"""

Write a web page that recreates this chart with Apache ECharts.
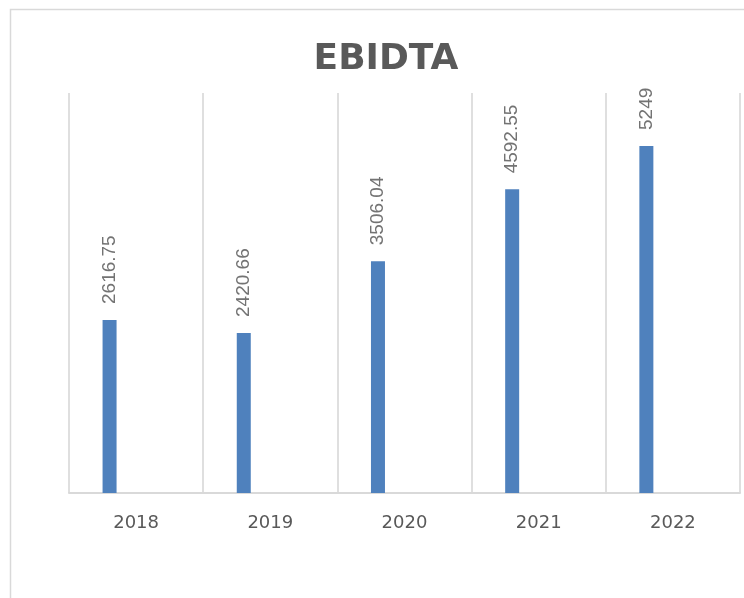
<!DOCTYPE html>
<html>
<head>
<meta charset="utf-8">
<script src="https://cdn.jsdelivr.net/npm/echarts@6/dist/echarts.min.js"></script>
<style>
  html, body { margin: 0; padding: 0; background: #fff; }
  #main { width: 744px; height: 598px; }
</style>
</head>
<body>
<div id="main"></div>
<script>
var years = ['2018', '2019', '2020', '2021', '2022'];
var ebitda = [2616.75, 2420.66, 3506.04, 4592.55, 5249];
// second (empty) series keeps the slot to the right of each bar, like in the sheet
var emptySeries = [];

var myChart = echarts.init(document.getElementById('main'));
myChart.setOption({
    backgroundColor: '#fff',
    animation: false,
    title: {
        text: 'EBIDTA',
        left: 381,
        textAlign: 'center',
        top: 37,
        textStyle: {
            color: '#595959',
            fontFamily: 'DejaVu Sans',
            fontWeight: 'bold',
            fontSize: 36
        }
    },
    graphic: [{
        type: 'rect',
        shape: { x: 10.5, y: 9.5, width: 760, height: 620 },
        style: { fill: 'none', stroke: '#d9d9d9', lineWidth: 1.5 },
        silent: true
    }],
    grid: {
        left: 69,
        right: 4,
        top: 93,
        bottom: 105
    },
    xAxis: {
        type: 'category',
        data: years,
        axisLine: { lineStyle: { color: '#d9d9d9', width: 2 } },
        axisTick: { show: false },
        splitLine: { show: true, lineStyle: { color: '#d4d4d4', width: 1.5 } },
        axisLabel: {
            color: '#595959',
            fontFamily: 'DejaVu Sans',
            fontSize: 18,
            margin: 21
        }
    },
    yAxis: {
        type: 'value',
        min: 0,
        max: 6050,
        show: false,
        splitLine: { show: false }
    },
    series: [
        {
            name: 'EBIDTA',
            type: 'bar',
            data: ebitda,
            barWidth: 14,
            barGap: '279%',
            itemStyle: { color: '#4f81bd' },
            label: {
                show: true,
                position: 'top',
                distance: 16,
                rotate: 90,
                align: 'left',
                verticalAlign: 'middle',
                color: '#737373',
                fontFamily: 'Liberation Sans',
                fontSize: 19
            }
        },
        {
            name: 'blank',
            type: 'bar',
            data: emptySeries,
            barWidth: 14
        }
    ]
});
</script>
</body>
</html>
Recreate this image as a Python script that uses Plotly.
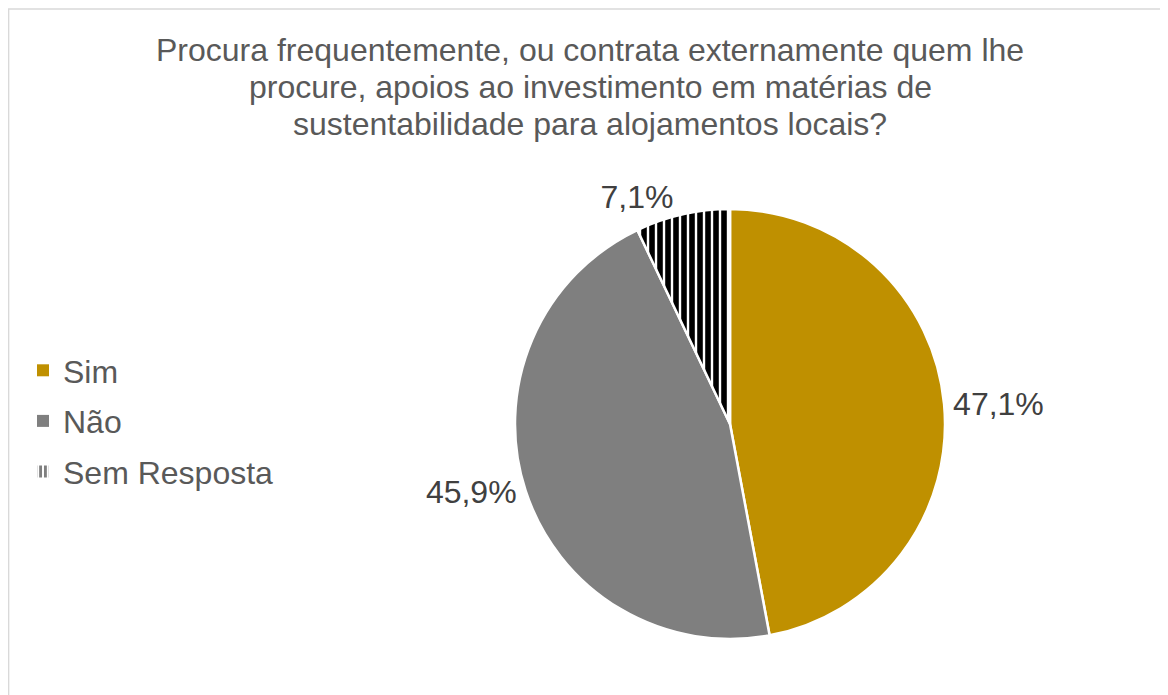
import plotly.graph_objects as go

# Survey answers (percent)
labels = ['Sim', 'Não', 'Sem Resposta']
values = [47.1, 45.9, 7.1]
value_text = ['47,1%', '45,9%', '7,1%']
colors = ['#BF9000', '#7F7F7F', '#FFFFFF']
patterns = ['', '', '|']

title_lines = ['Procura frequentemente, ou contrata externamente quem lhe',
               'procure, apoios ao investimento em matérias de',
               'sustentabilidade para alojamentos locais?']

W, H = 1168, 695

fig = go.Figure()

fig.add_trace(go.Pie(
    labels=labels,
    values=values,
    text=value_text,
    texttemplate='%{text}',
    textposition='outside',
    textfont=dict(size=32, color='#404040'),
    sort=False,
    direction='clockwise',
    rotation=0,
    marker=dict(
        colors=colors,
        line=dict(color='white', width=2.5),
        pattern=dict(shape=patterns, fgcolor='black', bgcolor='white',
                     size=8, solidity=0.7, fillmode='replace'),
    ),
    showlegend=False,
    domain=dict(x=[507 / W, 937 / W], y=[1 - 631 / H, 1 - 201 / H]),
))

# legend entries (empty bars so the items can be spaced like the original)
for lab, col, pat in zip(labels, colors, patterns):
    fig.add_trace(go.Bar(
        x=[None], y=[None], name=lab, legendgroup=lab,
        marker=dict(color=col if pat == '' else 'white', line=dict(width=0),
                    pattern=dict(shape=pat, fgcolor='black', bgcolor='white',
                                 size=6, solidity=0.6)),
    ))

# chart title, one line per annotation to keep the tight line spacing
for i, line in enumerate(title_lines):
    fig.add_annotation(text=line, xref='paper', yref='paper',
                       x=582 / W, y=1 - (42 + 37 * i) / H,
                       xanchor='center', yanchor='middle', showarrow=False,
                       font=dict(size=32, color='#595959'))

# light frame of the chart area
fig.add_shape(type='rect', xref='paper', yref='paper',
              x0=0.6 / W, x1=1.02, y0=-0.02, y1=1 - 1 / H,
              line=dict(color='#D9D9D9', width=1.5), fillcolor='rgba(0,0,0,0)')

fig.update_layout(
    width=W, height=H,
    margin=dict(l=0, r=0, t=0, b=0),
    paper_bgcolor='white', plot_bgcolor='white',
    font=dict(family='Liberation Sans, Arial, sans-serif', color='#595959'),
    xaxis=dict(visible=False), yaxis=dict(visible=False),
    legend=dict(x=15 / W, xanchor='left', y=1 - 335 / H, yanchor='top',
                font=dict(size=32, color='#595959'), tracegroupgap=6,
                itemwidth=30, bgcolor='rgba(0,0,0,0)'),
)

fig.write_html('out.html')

"""

## [Problem to solve]
Answer with one number: how many lines of the entries above include the word "that".

## [Worked answer]
2